Abstract

We aimed to optimize the culture condition for industrial effluent isolated Saccharomyces cerevisiae strains to reach the highest zinc biosorption, biomass, and protein production for human and animals. S. cerevisiae strains carrying ZRT and FET genes were isolated from effluent samples and identified using standard methods. Subsequently, the growth rate of yeasts in the presence of Zn2+, as well as the level of Zn2+ uptake by the yeast cells, were examined at 24-hour intervals. RT-PCR technique was applied to quantify the expression level of the target genes in yeast cells. The effect of the initial pH of culture medium was studied on the yeast growth rate, zinc absorption, and target genes expression. After setting the optimum pH, Kjeldahl method was applied for assessment of the total protein content of yeast cells.
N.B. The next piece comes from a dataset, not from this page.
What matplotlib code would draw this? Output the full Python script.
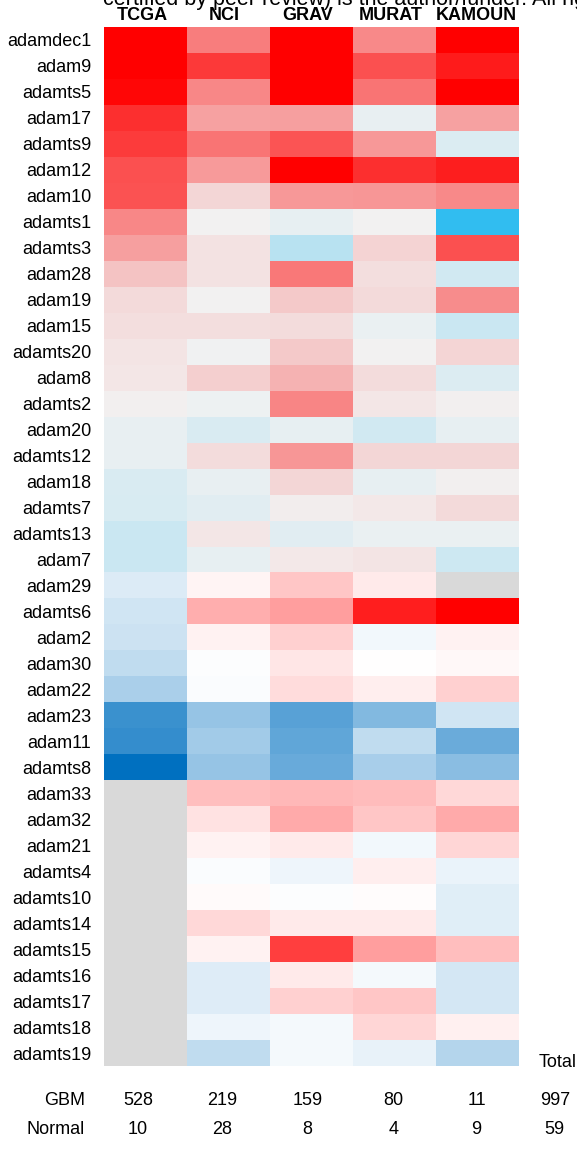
import matplotlib
matplotlib.use("Agg")
import matplotlib.pyplot as plt
from matplotlib.colors import LinearSegmentedColormap
import numpy as np

plt.rcParams['font.family'] = ['Liberation Sans', 'DejaVu Sans']

datasets = ["TCGA", "NCI", "GRAV", "MURAT", "KAMOUN"]

# genes measured in every dataset (grey-centred colour scale)
genes_top = ["adamdec1", "adam9", "adamts5", "adam17", "adamts9", "adam12", "adam10",
             "adamts1", "adamts3", "adam28", "adam19", "adam15", "adamts20", "adam8",
             "adamts2", "adam20", "adamts12", "adam18", "adamts7", "adamts13", "adam7"]
vals_top = [
    [1.00, 0.48, 1.00, 0.43, 1.00],
    [1.00, 0.76, 1.00, 0.67, 0.89],
    [0.97, 0.44, 1.00, 0.52, 1.00],
    [0.80, 0.33, 0.34, -0.05, 0.33],
    [0.75, 0.52, 0.65, 0.37, -0.12],
    [0.67, 0.36, 1.00, 0.80, 0.87],
    [0.66, 0.11, 0.37, 0.38, 0.43],
    [0.44, 0.00, -0.06, 0.00, -1.00],
    [0.34, 0.07, -0.30, 0.13, 0.67],
    [0.19, 0.07, 0.50, 0.08, -0.17],
    [0.10, 0.00, 0.17, 0.10, 0.42],
    [0.08, 0.08, 0.09, -0.04, -0.21],
    [0.06, -0.01, 0.17, 0.00, 0.12],
    [0.05, 0.145, 0.26, 0.09, -0.11],
    [0.01, -0.03, 0.45, 0.05, 0.01],
    [-0.05, -0.13, -0.06, -0.17, -0.06],
    [-0.05, 0.09, 0.38, 0.11, 0.11],
    [-0.13, -0.05, 0.11, -0.06, 0.01],
    [-0.14, -0.09, 0.02, 0.04, 0.10],
    [-0.21, 0.05, -0.09, -0.04, -0.04],
    [-0.21, -0.06, 0.04, 0.06, -0.19],
]

# genes with missing values (white-centred colour scale)
nan = np.nan
genes_bot = ["adam29", "adamts6", "adam2", "adam30", "adam22", "adam23", "adam11",
             "adamts8", "adam33", "adam32", "adam21", "adamts4", "adamts10", "adamts14",
             "adamts15", "adamts16", "adamts17", "adamts18", "adamts19"]
vals_bot = [
    [-0.14, 0.04, 0.22, 0.08, nan],
    [-0.18, 0.32, 0.38, 0.88, 1.00],
    [-0.20, 0.05, 0.18, -0.05, 0.05],
    [-0.25, -0.01, 0.10, 0.00, 0.03],
    [-0.33, -0.02, 0.14, 0.07, 0.18],
    [-0.77, -0.41, -0.65, -0.49, -0.18],
    [-0.79, -0.36, -0.62, -0.25, -0.58],
    [-1.00, -0.41, -0.59, -0.34, -0.46],
    [nan, 0.25, 0.28, 0.26, 0.15],
    [nan, 0.11, 0.33, 0.22, 0.33],
    [nan, 0.05, 0.08, -0.05, 0.16],
    [nan, -0.02, -0.07, 0.07, -0.08],
    [nan, 0.02, -0.01, 0.01, -0.12],
    [nan, 0.15, 0.08, 0.08, -0.12],
    [nan, 0.05, 0.75, 0.38, 0.25],
    [nan, -0.13, 0.08, -0.04, -0.17],
    [nan, -0.13, 0.18, 0.22, -0.17],
    [nan, -0.07, -0.04, 0.16, 0.06],
    [nan, -0.25, -0.04, -0.09, -0.29],
]

gbm = [528, 219, 159, 80, 11, 997]
normal = [10, 28, 8, 4, 9, 59]

cmap_top = LinearSegmentedColormap.from_list("top", ["#31bdf0", "#f2f2f2", "#ff0000"])
cmap_bot = LinearSegmentedColormap.from_list("bot", ["#0070c0", "#ffffff", "#ff0000"])
cmap_top.set_bad("#d9d9d9")
cmap_bot.set_bad("#d9d9d9")

fig = plt.figure(figsize=(5.77, 11.49), dpi=100)
ax = fig.add_axes([104/577, 1-1066/1149, 415/577, 1039/1149])

n_top = len(genes_top)
n_all = n_top + len(genes_bot)
xs = np.arange(len(datasets) + 1)
ax.pcolormesh(xs, np.arange(0, n_top + 1), np.ma.masked_invalid(np.array(vals_top)),
              cmap=cmap_top, vmin=-1, vmax=1)
ax.pcolormesh(xs, np.arange(n_top, n_all + 1), np.ma.masked_invalid(np.array(vals_bot)),
              cmap=cmap_bot, vmin=-1, vmax=1)
ax.set_xlim(0, len(datasets))
ax.set_ylim(n_all, 0)

ax.set_yticks(np.arange(n_all) + 0.5)
ax.set_yticklabels(genes_top + genes_bot, fontsize=13)
ax.tick_params(axis='y', length=0, pad=9)
ax.set_xticks([])
for s in ax.spines.values():
    s.set_visible(False)

# column headers
head_x = [0.46, 1.45, 2.45, 3.45, 4.48]
for x, name in zip(head_x, datasets):
    ax.text(x, -0.27, name, ha='center', va='baseline', fontsize=13, fontweight='bold')

# sample counts
count_x = [0.41, 1.42, 2.45, 3.49, 4.49, 5.43]
ax.text(5.46, n_all - 0.12, "Total", ha='center', va='center', fontsize=13)
ax.text(-0.23, n_all + 1.31, "GBM", ha='right', va='center', fontsize=13)
ax.text(-0.23, n_all + 2.44, "Normal", ha='right', va='center', fontsize=13)
for x, g, nm in zip(count_x, gbm, normal):
    ax.text(x, n_all + 1.31, str(g), ha='center', va='center', fontsize=13)
    ax.text(x, n_all + 2.44, str(nm), ha='center', va='center', fontsize=13)

fig.text(103/577, 1 - 5/1149,
         "certified by peer review) is the author/funder. All rights reserved. No reuse allowed without permission.",
         ha='left', va='baseline', fontsize=15.5)

fig.savefig("out.png", dpi=100)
In the optimum conditions, S. cerevisiae showed the maximum growth rate, zinc uptake, and expression level of Zrt1 and Fet4. In addition, protein content of S. cerevisiae biomass in this optimum condition was above 50% (w/w). We demonstrated that S. cerevisiae species isolated from industrial effluents could be considered as highly promising candidates for producing Zn-enriched single cell protein. However, further research is believed to be required.

Keywords:
S. cerevisiae; Zinc; biosorption; single cell protein